begin

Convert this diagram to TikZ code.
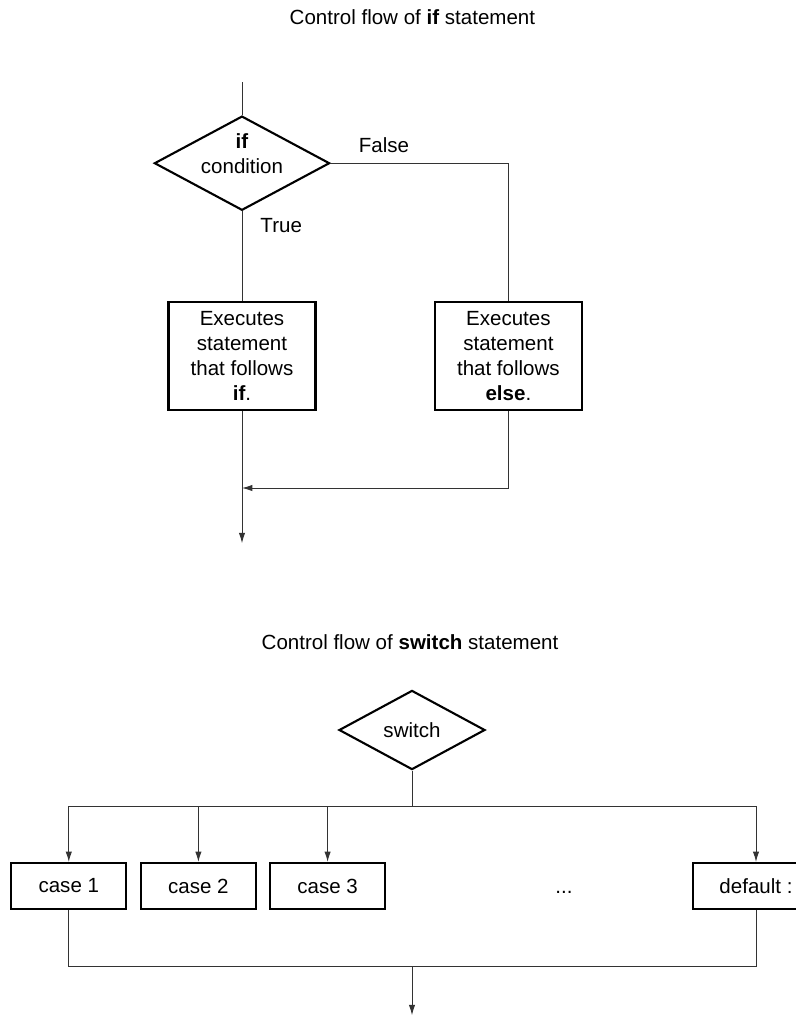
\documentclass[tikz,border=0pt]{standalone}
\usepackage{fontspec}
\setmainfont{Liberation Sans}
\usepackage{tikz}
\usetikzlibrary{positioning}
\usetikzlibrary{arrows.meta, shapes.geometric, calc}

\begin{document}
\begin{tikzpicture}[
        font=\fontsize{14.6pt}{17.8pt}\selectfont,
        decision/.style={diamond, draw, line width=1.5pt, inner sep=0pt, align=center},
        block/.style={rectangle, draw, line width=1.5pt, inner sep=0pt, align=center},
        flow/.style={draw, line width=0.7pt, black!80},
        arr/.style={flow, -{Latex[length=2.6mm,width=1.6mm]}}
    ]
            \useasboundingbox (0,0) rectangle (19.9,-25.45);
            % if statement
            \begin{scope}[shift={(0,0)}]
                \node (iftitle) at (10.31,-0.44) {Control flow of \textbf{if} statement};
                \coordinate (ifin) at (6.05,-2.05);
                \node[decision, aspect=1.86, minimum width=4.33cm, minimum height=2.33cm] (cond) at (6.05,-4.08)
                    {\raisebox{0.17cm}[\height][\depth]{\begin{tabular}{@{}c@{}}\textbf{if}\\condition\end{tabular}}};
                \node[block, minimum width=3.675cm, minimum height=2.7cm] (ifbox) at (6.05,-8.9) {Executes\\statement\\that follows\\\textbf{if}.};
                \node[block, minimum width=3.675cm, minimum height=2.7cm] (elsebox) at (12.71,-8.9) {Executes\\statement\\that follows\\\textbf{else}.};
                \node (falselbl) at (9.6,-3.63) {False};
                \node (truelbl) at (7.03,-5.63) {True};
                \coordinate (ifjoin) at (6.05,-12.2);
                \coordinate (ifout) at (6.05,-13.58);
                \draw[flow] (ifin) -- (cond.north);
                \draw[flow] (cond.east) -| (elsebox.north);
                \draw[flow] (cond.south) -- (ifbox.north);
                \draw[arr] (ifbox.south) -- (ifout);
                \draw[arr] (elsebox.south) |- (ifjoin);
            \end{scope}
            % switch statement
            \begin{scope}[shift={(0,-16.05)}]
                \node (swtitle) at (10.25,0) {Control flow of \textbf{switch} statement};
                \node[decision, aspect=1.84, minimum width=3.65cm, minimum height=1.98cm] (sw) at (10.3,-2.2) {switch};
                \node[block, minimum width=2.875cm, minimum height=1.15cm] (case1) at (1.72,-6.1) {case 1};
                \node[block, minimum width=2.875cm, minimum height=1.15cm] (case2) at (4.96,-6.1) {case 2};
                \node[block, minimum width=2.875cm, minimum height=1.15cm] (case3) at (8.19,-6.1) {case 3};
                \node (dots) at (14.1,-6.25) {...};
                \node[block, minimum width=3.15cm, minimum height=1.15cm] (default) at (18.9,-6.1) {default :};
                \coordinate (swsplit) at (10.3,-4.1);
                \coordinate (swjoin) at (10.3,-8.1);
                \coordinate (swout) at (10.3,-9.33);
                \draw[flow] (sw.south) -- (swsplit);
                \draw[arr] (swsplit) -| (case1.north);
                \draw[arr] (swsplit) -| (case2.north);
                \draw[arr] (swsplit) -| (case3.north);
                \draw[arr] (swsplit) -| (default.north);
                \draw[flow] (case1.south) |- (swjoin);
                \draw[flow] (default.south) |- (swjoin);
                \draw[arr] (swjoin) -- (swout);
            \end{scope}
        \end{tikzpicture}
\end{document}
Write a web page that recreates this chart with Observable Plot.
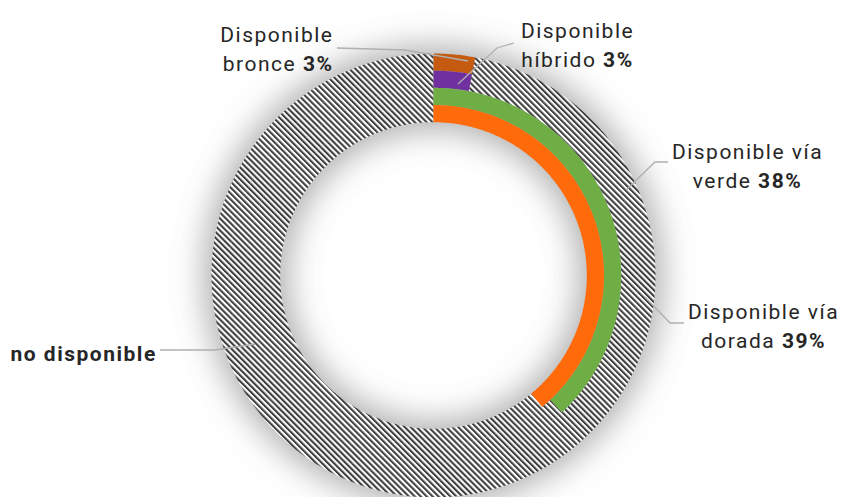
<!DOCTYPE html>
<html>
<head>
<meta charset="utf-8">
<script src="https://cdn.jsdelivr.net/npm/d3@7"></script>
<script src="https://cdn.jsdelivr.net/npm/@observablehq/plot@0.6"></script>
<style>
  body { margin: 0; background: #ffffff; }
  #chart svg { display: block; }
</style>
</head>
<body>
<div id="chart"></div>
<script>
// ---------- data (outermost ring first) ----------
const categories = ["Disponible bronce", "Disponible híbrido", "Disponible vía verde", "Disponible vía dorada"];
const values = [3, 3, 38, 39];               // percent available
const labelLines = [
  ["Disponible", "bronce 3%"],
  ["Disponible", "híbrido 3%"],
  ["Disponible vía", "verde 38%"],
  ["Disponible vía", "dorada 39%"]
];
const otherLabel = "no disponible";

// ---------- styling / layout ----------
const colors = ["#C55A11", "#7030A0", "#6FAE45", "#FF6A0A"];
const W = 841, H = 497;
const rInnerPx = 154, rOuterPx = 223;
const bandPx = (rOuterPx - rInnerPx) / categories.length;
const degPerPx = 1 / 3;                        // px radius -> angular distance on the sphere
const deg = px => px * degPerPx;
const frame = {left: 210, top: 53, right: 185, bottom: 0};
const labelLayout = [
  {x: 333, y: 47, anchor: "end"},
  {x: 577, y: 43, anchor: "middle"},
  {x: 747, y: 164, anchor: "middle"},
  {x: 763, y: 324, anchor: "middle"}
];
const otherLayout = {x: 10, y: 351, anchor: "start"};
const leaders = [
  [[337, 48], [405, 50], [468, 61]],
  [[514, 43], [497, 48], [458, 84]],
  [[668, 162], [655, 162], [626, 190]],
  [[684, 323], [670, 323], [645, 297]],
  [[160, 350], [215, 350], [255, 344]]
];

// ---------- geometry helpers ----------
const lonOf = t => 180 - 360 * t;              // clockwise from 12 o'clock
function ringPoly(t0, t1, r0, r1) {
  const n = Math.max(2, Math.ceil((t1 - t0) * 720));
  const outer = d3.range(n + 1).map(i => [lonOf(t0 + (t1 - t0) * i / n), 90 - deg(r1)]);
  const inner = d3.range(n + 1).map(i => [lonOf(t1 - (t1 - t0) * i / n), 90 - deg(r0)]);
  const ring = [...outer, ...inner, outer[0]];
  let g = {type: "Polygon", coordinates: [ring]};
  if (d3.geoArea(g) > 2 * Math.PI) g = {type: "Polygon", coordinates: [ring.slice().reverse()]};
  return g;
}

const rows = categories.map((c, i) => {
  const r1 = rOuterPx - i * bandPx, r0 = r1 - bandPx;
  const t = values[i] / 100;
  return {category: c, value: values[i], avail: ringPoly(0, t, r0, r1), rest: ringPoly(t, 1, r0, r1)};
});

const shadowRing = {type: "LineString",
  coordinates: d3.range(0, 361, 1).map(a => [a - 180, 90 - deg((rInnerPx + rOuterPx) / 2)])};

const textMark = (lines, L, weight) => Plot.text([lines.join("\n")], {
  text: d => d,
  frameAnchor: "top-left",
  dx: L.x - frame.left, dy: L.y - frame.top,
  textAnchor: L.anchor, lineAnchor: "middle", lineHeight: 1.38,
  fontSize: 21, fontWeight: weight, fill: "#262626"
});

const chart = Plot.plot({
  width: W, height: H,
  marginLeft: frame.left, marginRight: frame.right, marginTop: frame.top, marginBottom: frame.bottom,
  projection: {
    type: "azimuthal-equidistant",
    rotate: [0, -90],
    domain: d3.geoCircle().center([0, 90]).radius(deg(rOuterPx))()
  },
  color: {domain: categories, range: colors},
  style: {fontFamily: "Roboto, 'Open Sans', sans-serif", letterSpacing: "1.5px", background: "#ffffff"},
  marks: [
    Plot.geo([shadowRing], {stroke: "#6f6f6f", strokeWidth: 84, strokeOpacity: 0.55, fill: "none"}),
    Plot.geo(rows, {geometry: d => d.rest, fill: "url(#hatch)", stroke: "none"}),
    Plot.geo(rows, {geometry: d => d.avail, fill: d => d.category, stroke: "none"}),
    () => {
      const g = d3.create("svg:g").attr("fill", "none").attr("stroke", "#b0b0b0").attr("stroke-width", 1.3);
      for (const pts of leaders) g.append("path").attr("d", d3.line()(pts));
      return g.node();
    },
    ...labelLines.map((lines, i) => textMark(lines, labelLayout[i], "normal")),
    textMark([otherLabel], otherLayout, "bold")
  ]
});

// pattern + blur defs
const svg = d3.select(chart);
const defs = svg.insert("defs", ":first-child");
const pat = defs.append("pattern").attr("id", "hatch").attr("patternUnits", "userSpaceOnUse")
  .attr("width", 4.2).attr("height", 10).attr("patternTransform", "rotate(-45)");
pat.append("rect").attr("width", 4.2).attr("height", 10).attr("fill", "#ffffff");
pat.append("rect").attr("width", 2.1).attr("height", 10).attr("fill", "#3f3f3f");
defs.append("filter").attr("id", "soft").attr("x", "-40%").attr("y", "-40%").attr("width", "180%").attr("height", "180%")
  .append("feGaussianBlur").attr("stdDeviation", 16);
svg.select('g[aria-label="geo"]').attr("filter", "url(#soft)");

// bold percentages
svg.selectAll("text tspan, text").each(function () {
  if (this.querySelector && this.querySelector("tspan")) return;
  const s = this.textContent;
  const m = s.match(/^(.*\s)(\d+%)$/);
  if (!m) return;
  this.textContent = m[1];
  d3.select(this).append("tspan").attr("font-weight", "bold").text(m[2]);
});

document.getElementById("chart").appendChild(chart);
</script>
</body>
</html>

end

• Problem to work on
Gather all lines with the string "that" from the data.

• Exercise response
                \node[block, minimum width=3.675cm, minimum height=2.7cm] (ifbox) at (6.05,-8.9) {Executes\\statement\\that follows\\\textbf{if}.};
                \node[block, minimum width=3.675cm, minimum height=2.7cm] (elsebox) at (12.71,-8.9) {Executes\\statement\\that follows\\\textbf{else}.};
Write a web page that recreates this chart with Observable Plot.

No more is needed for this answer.